Bruxelles – Una moratoria immediata su tutti i rimpatri dei migranti afghani: è quanto richiesto da Amnesty International alle istituzioni europee e agli Stati membri. Anna Shea, ricercatrice canadese di Amnesty International, che ha curato il rapporto “Costretti a tornare in pericolo”, nella sede di Amnesty International Europa parla con Eunews di “politica europea sconsiderata” e di un “bicchiere di veleno” che il governo afghano ha dovuto bere in cambio di maggior supporto finanziario.
L’instabilità politica dell’Afghanistan mette in pericolo la vita dei cittadini. Che cosa vuol dire per un migrante afghano “tornare a casa”?
Amnesty ha intervistato molte famiglie afghane che hanno descritto con il terrore negli occhi la disperazione in cui sono finite dopo essere tornate di nuovo nella loro terra. La maggior parte di loro ha visto morire i loro cari in attentati. Si vive con il costante timore di essere perseguitati, torturati o stuprati per l’orientamento sessuale o per la fede religiosa. Ad esempio, un ragazzo che chiameremo Azad, dopo essere cresciuto in Iran, ed essere emigrato in Olanda con il fratello, è stato rimpatriato in Afghanistan all’inizio del 2017. Appena appresa la notizia, ha tentato di suicidarsi. Oram nella terra natia, è stato identificato come omosessuale dalle forze talebane che operano nelle periferie di Kabul e vive nascondendosi. Ha paura di venire riconosciuto, seviziato e ucciso. Una donna, che chiameremo Sadega, ha tentato di fuggire con la famiglia in Norvegia nel 2015, dopo che suo marito, di fede cristiana, era stato rapito, torturato e rilasciato dopo il pagamento di un riscatto. Le autorità di Oslo l’hanno rimandata indietro dandole la scelta di tornare “volontariamente a casa” con 10.700 euro, oppure essere rimpatriata con la forza. Arrivata in Afghanistan, suo marito è scomparso di nuovo. Dopo qualche giorno ha saputo che è stato ucciso. Oggi ha paura persino di recarsi a pregare sulla sua tomba. Questi rimpatri violano clamorosamente il diritto internazionale. I dati raccolti da Unama ( Missione di assistenza delle nazioni unite in Afghanistan) sono chiari: 11. 418 tra morti e feriti nel 2016. E nei primi sei mesi del 2017 il numero dei morti è salito a 5.423. Quelle stesse istituzioni che una volta si erano impegnate a migliorare il futuro degli afgani, adesso li stanno abbandonando al loro destino e si stanno rendendo complici delle atrocità che subiscono.

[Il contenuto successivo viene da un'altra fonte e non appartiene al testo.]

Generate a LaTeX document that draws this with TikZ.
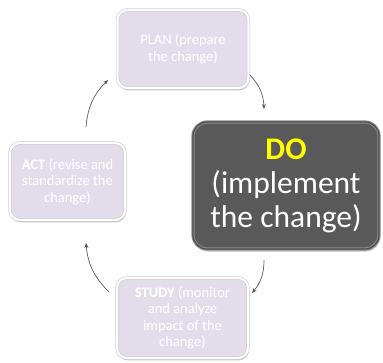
\documentclass[tikz,border=0pt]{standalone}
\usepackage{fontspec}
\setmainfont{Carlito}
\usetikzlibrary{arrows.meta,calc,shadows}
\definecolor{lav}{HTML}{E3DDEB}
\definecolor{dogray}{HTML}{595959}
\definecolor{doedge}{HTML}{8C8C8C}
\definecolor{arrgray}{HTML}{5A5A5A}
\definecolor{doyellow}{HTML}{FFFF00}
\begin{document}
\begin{tikzpicture}[x=1pt,y=-1pt,
  cyc/.style={rectangle, rounded corners=10pt, fill=lav, draw=gray!45,
    double=white, double distance=2.2pt, line width=0.6pt, text=white,
    font=\fontsize{14.5}{16.5}\selectfont, align=center, inner sep=0pt,
    drop shadow={shadow xshift=0.8pt, shadow yshift=-2.4pt, opacity=0.45, fill=gray}},
  dobox/.style={rectangle, rounded corners=14pt, fill=dogray, draw=doedge,
    double=dogray!85!black, double distance=1.2pt, line width=1pt, text=white,
    font=\fontsize{31.5}{34}\selectfont, align=center, inner sep=0pt,
    drop shadow={shadow xshift=1pt, shadow yshift=-2.5pt, opacity=0.45, fill=gray}},
  arr/.style={-{Stealth[length=5pt,width=4pt]}, draw=arrgray, line width=0.7pt}
]
\useasboundingbox (0,0) rectangle (383,362);
\node[cyc, minimum width=131pt, minimum height=78pt] (plan) at (183,49)
  {PLAN (prepare\\the change)};
\node[cyc, minimum width=115pt, minimum height=77pt] (act) at (67.5,181.5)
  {\textbf{ACT} (revise and\\standardize the\\change)};
\node[cyc, minimum width=131pt, minimum height=80pt] (study) at (182.5,318)
  {\textbf{STUDY} (monitor\\and analyze\\impact of the\\change)};
\node[dobox, minimum width=186pt, minimum height=127pt] (do) at (286,185.5)
  {{\bfseries\color{doyellow}DO}\\(implement\\the change)};
\draw[arr] ($(act.center)+(18.5,-54.5)$) to[bend left=20] ($(plan.center)+(-75,31)$);
\draw[arr] ($(plan.center)+(67,26)$) to[bend left=20] ($(do.center)+(-22,-76.5)$);
\draw[arr] ($(do.center)+(-22,74.5)$) to[bend left=20] ($(study.center)+(69.5,-25)$);
\draw[arr] ($(study.center)+(-73.5,-26)$) to[bend left=20] ($(act.center)+(18.5,61.5)$);
\end{tikzpicture}
\end{document}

Perché l’Unione Europea respinge i richiedenti asilo afgani?
I governi e le istituzioni europee conoscono benissimo la situazione di pericolo della popolazione afghana. L’hanno riconosciuta firmando il “Joint Way Forward”, un accordo fra l’Ue e le autorità di Kabul per il rimpatrio dei cittadini afgani. In un documento riservato diventato pubblico, le agenzie europee avevano riconosciuto “il peggioramento della sicurezza e le minacce a cui vanno incontro le persone”. Tuttavia con spietatezza e cinismo, hanno insistito sul fatto che potrebbe essere necessario far “tornare in Afghanistan oltre 80 mila persone nel breve periodo”. Amnesty ha delle prove che sia stata la pressione del governo afghano sull’Ue a far sì che avvengano sempre più rimpatri. Il fine è uno solo: ottenere un maggior aiuto economico dall’istituzione. Un testimone anonimo ci ha rivelato che si è trattato di un “bicchiere di veleno” che il governo di Kabul è stato costretto a bere in cambio di maggior supporto finanziario. Tutto questo è inammissibile.
Che cosa chiede Amnesty all’Ue e agli Stati Membri?
Tra il 2015 e il 2016 il numero dei rimpatri in Afghanistan è quasi triplicato: da 3.290 a 9.460. In parallelo, la situazione in Afghanistan è peggiorata. Pretendiamo una moratoria immediata per sospendere il rimpatrio dei cittadini afgani.